We may try to control a situation by choosing not to see someone, or deciding not to pursue a potential love interest for fear of getting attached with so much uncertainty ahead, or we may even ask people difficult and inappropriate questions because we cannot live with the not-knowing of where we stand with them. Furthermore, even if by controlling a situation we are forcing a negative outcome, as long as this very outcome provides a definite and clear-cut answer for us, we feel calm because there is no uncertainty, there are no grey areas.
What happens however when we try to control a situation? What happens when we try to make a situation black and white? The answer is that we potentially sabotage and sever relationships and friendships. We can shy away from social situations, causing us to lose connections with people, we can try to force a certain outcome in a situation through what we say or do, which causes people to deem us as untrustworthy or manipulative, or we wear a mask to avoid feeling anxious and we act a more confident person than we really are, causing us to become disingenuous with ourselves. This puts other people on edge, and therefore they become anxious around you, and do not wish to socialise with or see you. This again puts a lot of pressure on relationships and our bonds with other people.
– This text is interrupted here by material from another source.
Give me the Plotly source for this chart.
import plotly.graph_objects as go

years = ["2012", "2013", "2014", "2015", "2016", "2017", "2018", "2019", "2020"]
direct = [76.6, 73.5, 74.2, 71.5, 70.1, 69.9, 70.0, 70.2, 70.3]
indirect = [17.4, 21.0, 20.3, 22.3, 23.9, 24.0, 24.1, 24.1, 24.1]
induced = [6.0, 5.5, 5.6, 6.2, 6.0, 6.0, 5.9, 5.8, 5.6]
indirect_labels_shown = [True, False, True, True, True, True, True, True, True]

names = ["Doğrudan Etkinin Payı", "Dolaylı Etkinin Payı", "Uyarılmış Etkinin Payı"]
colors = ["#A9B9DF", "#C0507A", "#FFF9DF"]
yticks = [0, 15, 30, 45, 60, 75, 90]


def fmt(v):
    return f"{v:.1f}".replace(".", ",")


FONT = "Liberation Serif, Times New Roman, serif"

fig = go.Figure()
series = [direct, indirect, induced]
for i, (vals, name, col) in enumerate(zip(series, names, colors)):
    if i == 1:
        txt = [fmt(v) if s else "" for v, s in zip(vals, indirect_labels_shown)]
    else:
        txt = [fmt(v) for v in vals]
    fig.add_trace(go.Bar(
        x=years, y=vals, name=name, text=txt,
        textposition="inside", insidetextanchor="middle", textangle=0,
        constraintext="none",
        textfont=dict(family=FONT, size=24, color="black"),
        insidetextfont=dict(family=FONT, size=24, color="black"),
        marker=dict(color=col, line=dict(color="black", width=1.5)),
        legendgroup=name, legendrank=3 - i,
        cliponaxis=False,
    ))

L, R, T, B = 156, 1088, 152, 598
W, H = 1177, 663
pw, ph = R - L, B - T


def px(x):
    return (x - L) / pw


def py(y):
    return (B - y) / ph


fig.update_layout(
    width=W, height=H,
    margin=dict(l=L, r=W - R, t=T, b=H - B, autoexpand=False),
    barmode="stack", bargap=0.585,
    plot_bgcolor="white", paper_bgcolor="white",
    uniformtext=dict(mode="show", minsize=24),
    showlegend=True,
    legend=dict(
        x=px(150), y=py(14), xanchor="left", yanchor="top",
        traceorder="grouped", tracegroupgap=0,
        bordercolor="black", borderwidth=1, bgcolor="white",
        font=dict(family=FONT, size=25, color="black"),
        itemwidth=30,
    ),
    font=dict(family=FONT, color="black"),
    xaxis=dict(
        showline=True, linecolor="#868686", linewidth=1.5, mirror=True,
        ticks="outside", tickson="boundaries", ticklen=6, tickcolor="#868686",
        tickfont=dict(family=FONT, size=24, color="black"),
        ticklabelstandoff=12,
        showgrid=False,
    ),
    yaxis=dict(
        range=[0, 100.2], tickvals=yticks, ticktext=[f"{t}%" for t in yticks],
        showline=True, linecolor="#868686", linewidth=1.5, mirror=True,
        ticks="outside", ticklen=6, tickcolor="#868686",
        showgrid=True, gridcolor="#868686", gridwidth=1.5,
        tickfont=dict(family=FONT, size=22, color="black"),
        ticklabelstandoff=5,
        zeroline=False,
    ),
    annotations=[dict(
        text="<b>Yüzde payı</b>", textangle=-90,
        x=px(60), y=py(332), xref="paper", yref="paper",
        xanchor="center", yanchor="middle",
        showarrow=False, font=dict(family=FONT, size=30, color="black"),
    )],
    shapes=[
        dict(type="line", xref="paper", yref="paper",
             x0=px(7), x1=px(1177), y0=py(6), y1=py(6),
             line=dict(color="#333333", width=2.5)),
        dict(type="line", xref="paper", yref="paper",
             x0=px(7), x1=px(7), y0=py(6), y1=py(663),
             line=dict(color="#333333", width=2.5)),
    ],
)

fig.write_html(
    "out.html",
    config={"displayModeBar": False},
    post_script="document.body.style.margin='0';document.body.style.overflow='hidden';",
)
What do we need to do therefore to avoid all of this? Firstly, we must recognise that it is totally natural to feel anxious and, as a result, want a situation to be black and white. Secondly, before entering into a situation that we know will make us feel anxious, we must accept that life is full of grey areas, and sometimes there are going to be moments of uncertainty. Finally take a deep breath in (or perhaps a few) and say to yourself, ‘I accept these grey areas, I acknowledge that my anxiety is with me at this present moment, I should not try to control this situation, so instead I will sit with this anxiety until it gently dissipates, I will embrace the grey areas.